Situées l’une en face de l’autre, le long de la grand route reliant Le Puy en Velay à Aubenas, elles arboraient fièrement : la première, l’enseigne « Auberge de Peyrebeille », la seconde, celle d’« Ancienne auberge de Peyrebeille ».
Bâties en pierres du pays, trapues, n’offrant aux souffles d’Éole que de petites ouvertures, l’une d’elles est bien connue de vous, amis lecteurs, puisqu’il s’agit de l’auberge que nous appelons aujourd’hui « auberge de Peyrebeille », que nous visitons, que nous pensons être la seule, la vraie, en un mot l’authentique comme l’indique le fronton situé au-dessus de l’entrée de la remise. Elle était en son temps, tenue par Monsieur G…
- « L’authentique auberge de Peyrebeille »
L’autre, située à quelques dizaines de mètres de la première, était gérée par Monsieur I…
- Le coula, première auberge de Peyrebeille
Deux auberges, au même endroit, revendiquant la même origine, jouant sur le même passé crapuleux de ses anciens, très anciens tenanciers, la concurrence était rude ! Tellement rude que le 10 juillet 1924, Monsieur G…, propriétaire de l’auberge de Peyrebeille, fit assigner devant le tribunal d’Instance de Largentière, le sieur I…, propriétaire de l’auberge à l’enseigne « ancienne auberge de Peyrebeille ». Monsieur G… se plaignait en effet de la concurrence déloyale que le sieur I… lui faisait subir en ayant placé trois écriteaux mentionnant pour deux d’entre eux « auberge de Peyrebeille » et pour le troisième, placé devant son établissement, « Halte là ! Visitez l’auberge de Peyrebeille. »

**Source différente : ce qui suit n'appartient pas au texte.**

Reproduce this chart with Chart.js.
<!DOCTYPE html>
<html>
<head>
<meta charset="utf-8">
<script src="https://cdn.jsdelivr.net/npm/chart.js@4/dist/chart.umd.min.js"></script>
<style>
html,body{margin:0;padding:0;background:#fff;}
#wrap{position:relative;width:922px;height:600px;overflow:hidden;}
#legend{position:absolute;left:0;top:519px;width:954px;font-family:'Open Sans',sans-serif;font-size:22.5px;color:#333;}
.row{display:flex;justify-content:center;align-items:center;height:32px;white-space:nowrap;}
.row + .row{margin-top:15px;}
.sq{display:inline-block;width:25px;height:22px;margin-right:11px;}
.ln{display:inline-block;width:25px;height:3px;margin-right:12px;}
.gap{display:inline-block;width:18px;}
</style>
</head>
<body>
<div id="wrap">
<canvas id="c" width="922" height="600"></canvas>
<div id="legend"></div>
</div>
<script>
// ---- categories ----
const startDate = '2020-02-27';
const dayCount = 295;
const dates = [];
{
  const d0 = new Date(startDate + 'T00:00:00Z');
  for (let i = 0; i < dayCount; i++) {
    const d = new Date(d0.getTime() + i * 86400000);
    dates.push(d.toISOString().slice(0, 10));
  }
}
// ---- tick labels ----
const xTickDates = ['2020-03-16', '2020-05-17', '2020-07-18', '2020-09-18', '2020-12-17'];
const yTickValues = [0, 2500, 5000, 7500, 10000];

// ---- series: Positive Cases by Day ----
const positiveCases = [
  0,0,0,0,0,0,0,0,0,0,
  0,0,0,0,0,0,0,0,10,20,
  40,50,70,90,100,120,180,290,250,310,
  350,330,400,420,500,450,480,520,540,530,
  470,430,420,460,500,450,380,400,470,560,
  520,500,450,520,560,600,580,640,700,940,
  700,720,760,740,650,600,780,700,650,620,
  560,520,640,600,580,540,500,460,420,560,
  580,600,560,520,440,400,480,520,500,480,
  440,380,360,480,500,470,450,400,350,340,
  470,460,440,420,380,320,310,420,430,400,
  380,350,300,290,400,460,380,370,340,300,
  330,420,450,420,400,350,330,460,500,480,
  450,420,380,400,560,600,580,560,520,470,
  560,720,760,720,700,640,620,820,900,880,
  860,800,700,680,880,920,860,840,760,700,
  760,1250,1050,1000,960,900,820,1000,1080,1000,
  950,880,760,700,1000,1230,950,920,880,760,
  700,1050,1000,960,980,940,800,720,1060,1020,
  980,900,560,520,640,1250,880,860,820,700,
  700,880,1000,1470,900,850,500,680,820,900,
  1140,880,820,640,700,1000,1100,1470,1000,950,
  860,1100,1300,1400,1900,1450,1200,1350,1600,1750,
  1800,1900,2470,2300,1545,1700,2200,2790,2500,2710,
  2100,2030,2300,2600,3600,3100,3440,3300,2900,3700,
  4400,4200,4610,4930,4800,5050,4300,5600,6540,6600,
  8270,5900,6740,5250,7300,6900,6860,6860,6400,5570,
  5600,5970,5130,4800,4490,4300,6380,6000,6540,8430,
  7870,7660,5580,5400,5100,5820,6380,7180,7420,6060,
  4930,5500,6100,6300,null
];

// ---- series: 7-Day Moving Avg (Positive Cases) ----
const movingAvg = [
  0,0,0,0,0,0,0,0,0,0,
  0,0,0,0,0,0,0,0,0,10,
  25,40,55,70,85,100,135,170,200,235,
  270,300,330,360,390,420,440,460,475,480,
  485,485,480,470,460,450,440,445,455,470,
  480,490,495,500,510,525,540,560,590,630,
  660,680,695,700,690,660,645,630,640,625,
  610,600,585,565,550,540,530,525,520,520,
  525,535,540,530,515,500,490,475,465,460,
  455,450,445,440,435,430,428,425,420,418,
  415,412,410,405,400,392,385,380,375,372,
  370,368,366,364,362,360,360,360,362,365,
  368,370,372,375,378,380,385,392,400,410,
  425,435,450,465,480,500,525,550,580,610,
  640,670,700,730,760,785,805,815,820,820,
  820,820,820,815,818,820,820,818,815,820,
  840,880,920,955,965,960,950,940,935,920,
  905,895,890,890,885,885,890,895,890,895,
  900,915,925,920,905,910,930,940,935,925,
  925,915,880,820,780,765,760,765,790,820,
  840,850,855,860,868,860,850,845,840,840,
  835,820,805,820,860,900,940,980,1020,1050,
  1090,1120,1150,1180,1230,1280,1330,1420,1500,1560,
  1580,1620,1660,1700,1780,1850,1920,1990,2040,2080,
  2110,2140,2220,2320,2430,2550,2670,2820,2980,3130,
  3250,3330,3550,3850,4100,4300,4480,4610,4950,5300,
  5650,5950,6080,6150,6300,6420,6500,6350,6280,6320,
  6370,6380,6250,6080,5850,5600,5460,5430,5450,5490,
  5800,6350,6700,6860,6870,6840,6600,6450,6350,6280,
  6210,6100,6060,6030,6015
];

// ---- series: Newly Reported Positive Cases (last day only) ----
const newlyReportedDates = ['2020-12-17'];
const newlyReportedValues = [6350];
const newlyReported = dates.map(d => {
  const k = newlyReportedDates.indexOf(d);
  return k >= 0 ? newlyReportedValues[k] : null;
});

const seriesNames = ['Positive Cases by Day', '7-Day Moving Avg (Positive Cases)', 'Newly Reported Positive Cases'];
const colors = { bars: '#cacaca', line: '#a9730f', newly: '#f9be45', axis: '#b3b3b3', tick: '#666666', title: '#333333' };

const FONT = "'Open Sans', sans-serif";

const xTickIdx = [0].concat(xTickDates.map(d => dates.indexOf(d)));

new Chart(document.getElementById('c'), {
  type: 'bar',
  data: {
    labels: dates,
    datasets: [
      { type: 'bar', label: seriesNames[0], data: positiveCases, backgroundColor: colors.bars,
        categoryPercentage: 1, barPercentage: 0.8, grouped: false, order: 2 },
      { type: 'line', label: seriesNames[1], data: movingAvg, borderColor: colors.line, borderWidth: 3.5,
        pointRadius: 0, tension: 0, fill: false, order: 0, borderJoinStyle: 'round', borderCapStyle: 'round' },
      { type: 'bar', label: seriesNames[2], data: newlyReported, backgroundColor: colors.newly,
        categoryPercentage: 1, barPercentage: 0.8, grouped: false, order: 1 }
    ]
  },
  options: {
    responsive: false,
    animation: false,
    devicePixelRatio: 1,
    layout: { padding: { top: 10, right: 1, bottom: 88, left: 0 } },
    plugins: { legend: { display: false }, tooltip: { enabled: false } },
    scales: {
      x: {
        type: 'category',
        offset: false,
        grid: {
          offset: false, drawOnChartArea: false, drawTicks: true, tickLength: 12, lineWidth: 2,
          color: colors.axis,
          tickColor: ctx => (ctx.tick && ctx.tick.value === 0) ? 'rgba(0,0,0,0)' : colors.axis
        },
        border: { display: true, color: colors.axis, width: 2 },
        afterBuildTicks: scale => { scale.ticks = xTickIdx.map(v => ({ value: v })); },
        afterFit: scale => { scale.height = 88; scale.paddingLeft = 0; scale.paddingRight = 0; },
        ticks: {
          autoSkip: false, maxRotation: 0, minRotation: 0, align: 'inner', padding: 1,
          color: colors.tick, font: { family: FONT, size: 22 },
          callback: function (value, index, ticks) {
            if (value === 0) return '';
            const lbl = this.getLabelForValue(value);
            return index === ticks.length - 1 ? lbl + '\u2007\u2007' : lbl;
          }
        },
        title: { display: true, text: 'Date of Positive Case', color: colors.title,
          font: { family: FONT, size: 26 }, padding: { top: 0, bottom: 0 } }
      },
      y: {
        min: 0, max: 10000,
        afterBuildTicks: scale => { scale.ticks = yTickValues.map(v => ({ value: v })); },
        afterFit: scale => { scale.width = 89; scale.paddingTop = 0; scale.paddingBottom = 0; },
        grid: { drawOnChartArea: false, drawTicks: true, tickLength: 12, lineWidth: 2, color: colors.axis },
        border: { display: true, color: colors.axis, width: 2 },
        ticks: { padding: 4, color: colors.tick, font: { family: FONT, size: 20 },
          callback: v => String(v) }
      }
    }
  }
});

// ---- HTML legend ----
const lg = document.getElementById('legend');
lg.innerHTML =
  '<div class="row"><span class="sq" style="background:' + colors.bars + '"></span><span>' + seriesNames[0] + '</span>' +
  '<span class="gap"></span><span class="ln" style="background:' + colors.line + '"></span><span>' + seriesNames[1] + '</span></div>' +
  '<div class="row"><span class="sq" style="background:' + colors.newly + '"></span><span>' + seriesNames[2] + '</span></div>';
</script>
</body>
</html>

Monsieur G… mentionnait dans son assignation que son père, avant lui, exploitait déjà cette auberge sous la même appellation, que c’était l’auberge « rendue légendaire par les crimes de ses anciens tenanciers. »
Il faut dire qu’à cette époque, les touristes commençaient à affluer sur ce plateau et venaient volontiers visiter les lieux fameux et frémir d’horreur comme au procès de Landru, peu de temps auparavant. Selon Monsieur G…, le sieur I… « a voulu créer une confusion et bénéficier de la clientèle de son établissement ».
Un procès a donc bien eu lieu. La première audience publique s’est déroulée le 12 décembre 1924. Je vous ferai grâce des péripéties, des enquêtes et contre-enquêtes qui se sont poursuivies tout au long de l’année 1925 pour ne vous donner que la sentence finale survenue le 19 décembre 1925 :
Attendu que…
Attendu que…
Par ces motifs, le tribunal après en avoir délibéré conformément à la loi, statuant en audience publique, jugeant en matière commerciale :
1. Dit et juge que G… a seul le droit à la possession de l’enseigne « auberge de Peyrebeille ».
2. Condamne I… à enlever dans les six semaines qui suivront la signification du présent jugement, tous les panneaux qu’il a placés devant sa maison sise au quartier de Peyrebeille et qui portent ces mots : « auberge de Peyrebeille ».
3. Dit que si I… n’enlève pas ses panneaux dans le délai précité, il devra payer une astreinte de 20 francs par jour pendant quatre mois qui suivront et que passé ce délai, il sera fait droit.
4. Le condamne à payer à G… à titre de dommages et intérêts la somme de 650 francs.
5. Le condamne aux entiers dépens.
Voilà, la justice était passée, sûre d’elle, sûre de sa supériorité, convaincue d’avoir dit le droit.
Or, nous le savons aujourd’hui grâce aux archives et aux écrits d’érudits historiens locaux, l’auberge du sieur I… avait l’antériorité. En effet, durant la Révolution, connue sous l’appellation du « coula de Peyrebeille », elle était déjà auberge et c’est dans ces lieux que sont venus s’installer Pierre Martin et sa femme Marie Breysse pour seconder leur beau-père et père. Et c’est dans ces lieux que les premiers crimes ont été perpétrés. Bien sûr, l’auberge tenue par le sieur G… a eu son comptant d’assassinats mais les archives sont formelles, elle n’a été construite qu’en 1818 alors que les Martin sont venus au « coula de Peyrebeille » en 1808.
Cette guerre des deux auberges (et non pas des deux roses en référence à un épisode historique anglais) n’était peut-être pas très connue de vous amis lecteurs ; c’est un petit coin de voile qui se déchire sur le mystère de « notre » auberge, mystère qui, je l’espère, ne se livrera pas tout à fait car rien n’est plus insipide qu’une vérité avérée.
Sources : Archives départementales de l’Ardèche à Privas, document coté 3 U 1 – 1352 – Tribunal d’Instance de Largentière.